The smaller resin parts include the 8-inch (203mm) gun barrels for the turrets, 6-inch (152mm) gun barrels for the hull casemates, 75mm gun mounts and 47mm Hotchkiss gun barrels and mounts. Other parts include the propellers, rudder, propeller shaft fairings and struts (still included although this is the waterline kit), citadel and conning tower roofs, searchlights and their mounts, cowl vents, a mushroom vent, anchors, anchor windlass parts, capstans, boat davits in two sizes, boat cradles, storage lockers and small deck structures, a pair of chocks and sundry deck and bridge fittings. The parts are generally very well cast, need little, if any, clean-up and must be carefully removed from the casting runners.
Combrig provides a large photo-etch brass fret which provides pre-measured railings, inclined ladders, vertical ladders (four extra-long ones for the funnels) and the boat details. The brass also has ship specific parts, including the sternwalk railing, funnel cap grills and details, pilothouse, shields for the 75mm and 47mm guns, mast platforms, boat cradles, anchor chain, cable reels and other small detail parts. The brass has some relief etching which is good, but would have benefited from having part numbers to avoid potential confusion during assembly. The railings have individual stanchion ends, which I am not a fan of as I find that I tend to use too much glue to attach them. The photo-etch fret only has two of the four funnel cap grills needed (one oblong and one round). When I questioned the people at Combrig, they told me that they were aware of the omission and that they had a small photo-etch fret created to address this issue. The small fret contains the two missing funnel cap grills and a new pilothouse, as they one of the original fret was incorrect. However, ratlines are still not provided and will need to be obtained from an alternate source.

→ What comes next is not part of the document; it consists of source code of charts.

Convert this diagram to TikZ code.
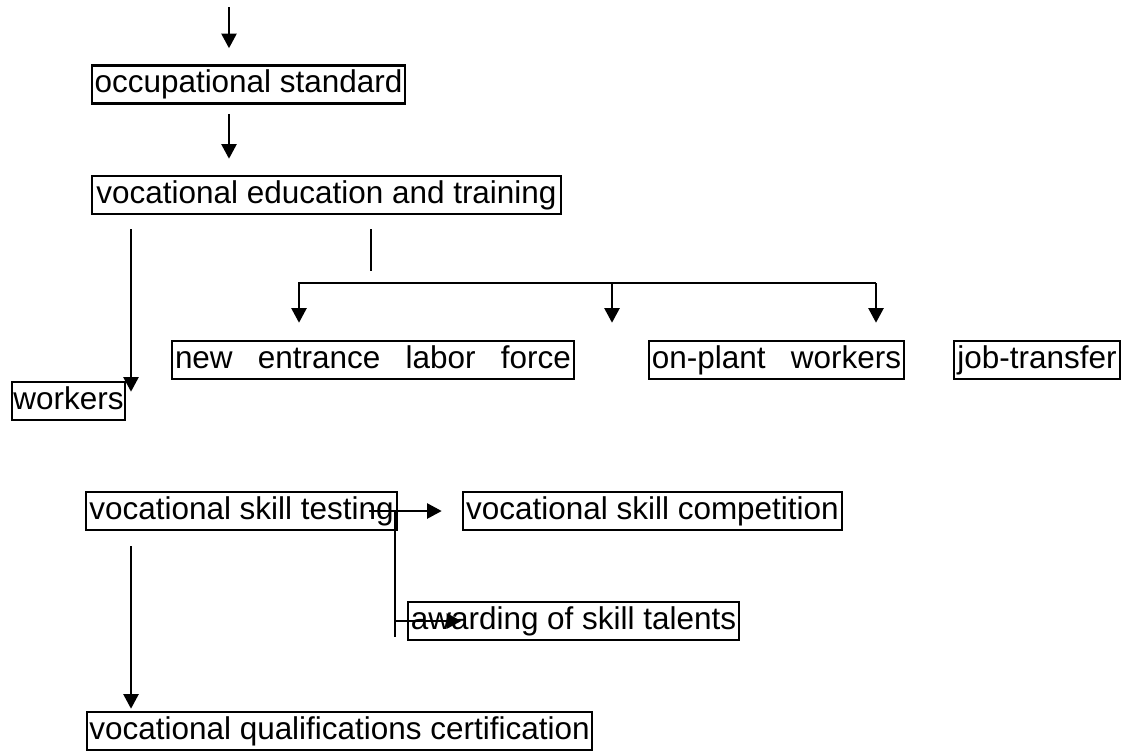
\documentclass[tikz,border=0pt]{standalone}
\usepackage{fontspec}
\setmainfont{Liberation Sans}
\usetikzlibrary{arrows.meta}

\begin{document}
\begin{tikzpicture}[
    x=0.75pt,
    y=-0.75pt,
    font=\fontsize{23.6}{28}\selectfont,
    box/.style={draw, line width=2pt, inner sep=0pt, minimum height=28.5pt, text height=17pt, text depth=5pt},
    flow/.style={-{Triangle[length=11pt,width=11.5pt]}, line width=1.3pt},
    rule/.style={line width=1.3pt}
  ]
    \useasboundingbox (0,0) rectangle (1126,751);

    \node[box, minimum width=234.75pt] (standard) at (248.5,84.5) {occupational standard};
    \node[box, minimum width=351.75pt] (training) at (326.5,195) {vocational education and training};

    \node[box, minimum width=84.75pt] (workers) at (68.5,401) {workers};
    \node[box, minimum width=301.5pt] (entrant) at (373,360) {\makebox[297pt][s]{new entrance labor force}};
    \node[box, minimum width=191.25pt] (onplant) at (776.5,360) {\makebox[187pt][s]{on-plant workers}};
    \node[box, minimum width=124.5pt] (transfer) at (1037,360) {job-transfer};

    \node[box, minimum width=233.25pt] (testing) at (241.5,511) {vocational skill testing};
    \node[box, minimum width=284.25pt] (contest) at (652.5,511) {vocational skill competition};
    \node[box, minimum width=248.25pt] (awarding) at (573.5,621) {awarding of skill talents};
    \node[box, minimum width=378.75pt] (certification) at (339.5,731) {vocational qualifications certification};

    % free ends and bends
    \coordinate (entry) at (229,7);
    \coordinate (spine) at (131,228);
    \coordinate (trunk) at (371,271);
    \coordinate (busL) at (299,283);
    \coordinate (busM) at (612,283);
    \coordinate (busR) at (876,283);
    \coordinate (branch) at (395,512);

    \draw[flow, shorten >=12pt] (entry) -- (standard.north -| entry);
    \draw[flow, shorten <=6.75pt, shorten >=12pt] (standard.south -| entry) -- (training.north -| entry);

    \draw[flow, shorten <=10.5pt, shorten >=-8.25pt] (training.south -| spine) -- (workers.north -| spine);
    \draw[rule, shorten <=10.5pt] (training.south -| trunk) -- (trunk);
    \draw[flow, shorten >=12.75pt] (busR) -- (busL) -- (busL |- entrant.north);
    \draw[flow, shorten >=12.75pt] (busM) -- (busM |- onplant.north);
    \draw[flow, shorten >=12.75pt] (busR) -- (busR |- onplant.north);

    \draw[flow] ([xshift=-22pt]testing.east) -- ([xshift=-15pt]contest.west);
    \draw[rule, shorten >=3pt] (branch) -- (branch |- awarding.south);
    \draw[flow] (branch |- awarding.west) -- ([xshift=41pt]awarding.west);
    \draw[flow, shorten <=11.25pt, shorten >=1.5pt] (testing.south -| spine) -- (certification.north -| spine);
\end{tikzpicture}
\end{document}
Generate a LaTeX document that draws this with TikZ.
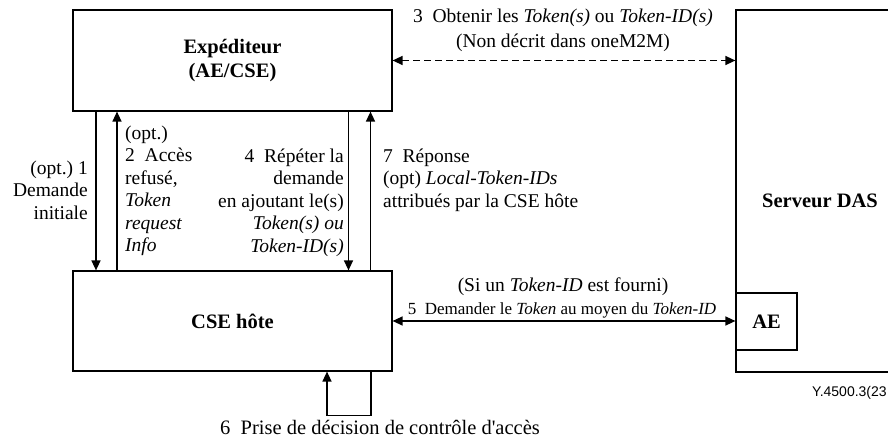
\documentclass[tikz,border=0pt]{standalone}
\usepackage{fontspec}
\setmainfont{Liberation Serif}
\newfontfamily\figsans{Liberation Sans}
\usetikzlibrary{arrows.meta}

\begin{document}
\begin{tikzpicture}[x=1pt,y=1pt,
  box/.style={draw, line width=1.2pt, rectangle, inner sep=0pt},
  boxlbl/.style={font=\fontsize{20.5}{24}\selectfont\bfseries, align=center, inner sep=0pt},
  txt/.style={font=\fontsize{19.5}{22.5}\selectfont, inner sep=0pt},
  tip/.tip={Triangle[length=10pt,width=9pt]},
  arr/.style={line width=1.4pt, -tip},
  biarr/.style={line width=1.4pt, tip-tip},
]
\useasboundingbox (0,0) rectangle (888,443);
\clip (0,0) rectangle (888,443);

% boxes
\node[box, minimum width=319pt, minimum height=101pt] (exp) at (232.5,382.5) {};
\node[boxlbl] (explbl) at (exp.center) {Expéditeur\\(AE/CSE)};
\node[box, minimum width=319pt, minimum height=100pt] (cse) at (232.5,122) {};
\node[boxlbl] (cselbl) at (cse.center) {CSE hôte};
\node[box, minimum width=170pt, minimum height=362pt] (das) at (821,252) {};
\node[boxlbl] (daslbl) at (820,242) {Serveur DAS};
\node[box, fill=white, minimum width=61pt, minimum height=57pt] (ae) at (766.5,121.5) {};
\node[boxlbl] (aelbl) at (ae.center) {AE};

% vertical positions of the message arrows
\coordinate (x1) at (96,0);
\coordinate (x2) at (117,0);
\coordinate (x4) at (348.5,0);
\coordinate (x7) at (370.5,0);
\coordinate (lx1) at (327,0);
\coordinate (lx2) at (371,0);

\draw[arr] (exp.south -| x1) -- (cse.north -| x1);
\draw[arr] (cse.north -| x2) -- (exp.south -| x2);
\draw[arr] (exp.south -| x4) -- (cse.north -| x4);
\draw[arr] (cse.north -| x7) -- (exp.south -| x7);

% exchanges with the DAS server
\draw[biarr, dash pattern=on 7pt off 4pt] (exp.east) -- (exp.east -| das.west);
\draw[biarr] (cse.east) -- (cse.east -| ae.west);

% local access decision loop
\draw[arr] (cse.south -| lx2) -- ++(0,-44) -| (cse.south -| lx1);

% message labels
\node[txt, align=right, anchor=north east] (t1) at (88,282.5)
  {(opt.)~1\\Demande\\initiale};
\node[txt, align=left, anchor=north west] (t2) at (125,317.5)
  {(opt.)\\2~~Accès\\refusé,\\\textit{Token}\\\textit{request}\\\textit{Info}};
\node[txt, align=right, anchor=north east] (t4) at (344,294.5)
  {4~~Répéter la\\demande\\en ajoutant le(s)\\\textit{Token(s) ou}\\\textit{Token-ID(s)}};
\node[txt, align=left, anchor=north west] (t7) at (383,294.5)
  {7~~Réponse\\(opt) \textit{Local-Token-IDs}\\attribués par la CSE hôte};
\node[txt, align=center, anchor=north, font=\fontsize{19.5}{25}\selectfont] (t3) at (563,434)
  {3~~Obtenir les \textit{Token(s)} ou \textit{Token-ID(s)}\\(Non décrit dans oneM2M)};
\node[txt, anchor=base] (t5a) at (563,151) {(Si un \textit{Token-ID} est fourni)};
\node[txt, anchor=base, font=\fontsize{17}{20}\selectfont] (t5b) at (562,128)
  {5~~Demander le \textit{Token} au moyen du \textit{Token-ID}};
\node[txt, anchor=base west, font=\fontsize{20.5}{24}\selectfont] (t6) at (220,8)
  {6~~Prise de décision de contrôle d\textquotesingle accès};
\node[inner sep=0pt, anchor=base west, font=\figsans\fontsize{14}{16}\selectfont] (ref) at (812,46) {Y.4500.3(23};
\end{tikzpicture}
\end{document}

The instructions come on eleven pages and are in new improved Combrig format. The first page has plan and profile drawings which provide a basic rigging diagram. The ship’s history is written in Cyrillic but the statistics are in English. Page two has the standard resin parts layout with images of photo-etch frets. The subsequent pages have the assembly diagrams with some pages having smaller insets which focus on certain sub-assemblies that are identified for reference in the larger assembly images. One inset provides the metric dimensions for cutting the masts, yards, funnel steam pipes, flagstaffs and boat booms. The last page has an illustration of the fully assembled model including the placement of the different types of boats.